Types of Satsuma-yaki: Kuro Satsuma
On the other hand, Kuro Satsuma has complete different features. In Japanese, Kuro means ‘black’, and Kuro Satsuma is dark-colored pottery as the name suggests. Kuro Satsuma, also called as Kuromon, is made of special local clay. Since Kagoshima prefecture has an active volcano (Sakurajima), the soil has volcanic ash containing a lot of iron. Besides the feature of the clay, Kuro Satsuma is finished with iron glaze and baked with high temperature, so that Kuro Satsuma is quite solid and durable. This sturdiness allowed Kuro Satsuma to become popular pottery for daily use among common households. Since Shiro Satsuma is very famous around the world because of its elegant design, Kuro Satsuma attracts a little bit less attention than Shiro Satsuma does. However, Kuro Satsuma is originally the main stream of Satsuma-yaki. Kuro Satsuma was established by one of Satsuma-yaki potters’ groups, the Naeshirogawa school. (We take a close look at the schools of Satsuma-yaki in the next paragraph.) The outstanding feature of Kuro Satsuma is a special beauty made by glazing. Potters glaze it with two or three kinds of glaze and make delicate color gradations by adding the glaze separately.
The History of Satsuma-yaki
From 1529 to 1598, Japan had Bunroku•Keicho no eki (Japanese Invasions of Korea). This war is also called as “Yakimono Sensou”, which means ‘the war for pottery’ in Japanese. The origin of the name of the war comes from an event that Yoshihiro Shimazu, the 17th feudal lord of the Satsuma clan, brought Korean potters – Kinkai, Heii Boku, and Houchu Ben – to Japan. They landed at Kushikino and Ichiki (present Ichiki Kushikino city), and these three potters were in charge of teaching their skills to over 80 potters, who were also brought from Korea. It is considered that the beginning of Satsuma-yaki is when many kilns were started to build all over the Satsuma domain. Each kiln has individual features because of the location and the style of potters, and each of them developed variously. Those kilns were divided into five big schools later – the Tateno school, the Naegashirogawa school, the Ryumonji school, the Hirasa school, and the Genryuin school.
The Tateno school is the main stream of Satsuma-yaki, and the early stages of Satsuma-yaki from the Tateno school were called Kosatsuma (means ‘old Satsuma’), and it was the base of Satsuma-yaki. In 1601, Kinkai – one of the three Korean potters mentioned above, started to bake Hibakaride, which is the prototype of Shiro Satsuma and made of Korean ingredients with Korean technique. After that, pottery made by the Tateno school was used as a gift or an offering to a federal load, and the pottery got supports from the Satsuma clan. At the beginning of Meiji era (ca. 1868-), this school once ceased to exist because of modernization in Japan. In 1899, however, a pottery-paint artist inheriting the Takeno style built kilns for baking Kuro Satsuma and endeavored to make the style to revive.
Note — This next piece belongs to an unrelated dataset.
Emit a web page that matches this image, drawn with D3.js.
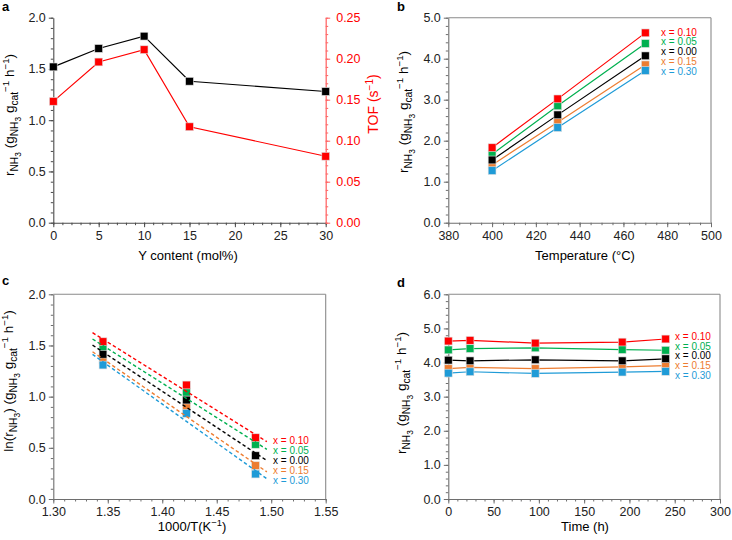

The Naegashirogawa school was started by Heii Boku in Kushikino where the other Korean potters landed, and it moved to another region, which is the origin of the name of this school – Naegashirogawa. At the early stages, they baked both Kuro Satsuma and Hibakaride. After the finding of white clay in the region, this school focused more on acquiring techniques for Shiro Satsuma. In 1844, they succeeded to develop Nishikide and Kinrande (see the section of Shiro Satsuma). Since kilns of both the Tateno and the Naegashirogawa belonged to the Satsuma clan, only by high rank people, who were related to the clan, had chances to get the pottery from these kilns.
The beginning of the Ryumonji school was in 1608. Houchu Ben, the last person of the third potters mentioned above, is the originator of this school. The Ryumonji school is good at Kuro Satsuma, and potters from this school learned techniques of other regions. This allowed the Ryumonji school to develop the varieties of glazing and skills to shape pottery to beautifully balance. These three styles – the Tateno, the Naegashirogawa, and Ryumonji, are the schools that still remain today.
The pottery from the Hirasa school is also called as ‘Hirasa-yaki’. Hirasa-yaki is started in 1776, but it closed down after a few years. A chief retainer of Hirasa region mounded it and made the vassals of Hirasa to rebuild kilns. Since potters from Arita region were invited at the early stages of Hirasa-yaki, the pottery was made with the same ingredients as Arita-yaki and similar techniques to it.
The Genryuin school is started in 1663. The outstanding feature of this style is that the glaze is in layers. Unfortunately, the Genryuin kilns were closed down. It is considered that potters of this style moved to the Ryumonji kilns.
As mentioned earlier, it is quite unique that one kind of pottery establishes two outstanding and distinctive featured styles like Satsuma-yaki does. It is fascinating to compare these two completely different and separately developed pottery – Shiro Satsuma and Kuro Satsuma. Furthermore, nowadays some potters try to blend techniques from both styles and put effort to establish a new type of Satsuma-yaki to suit present lifestyle. Satsuma-yaki still has been developed.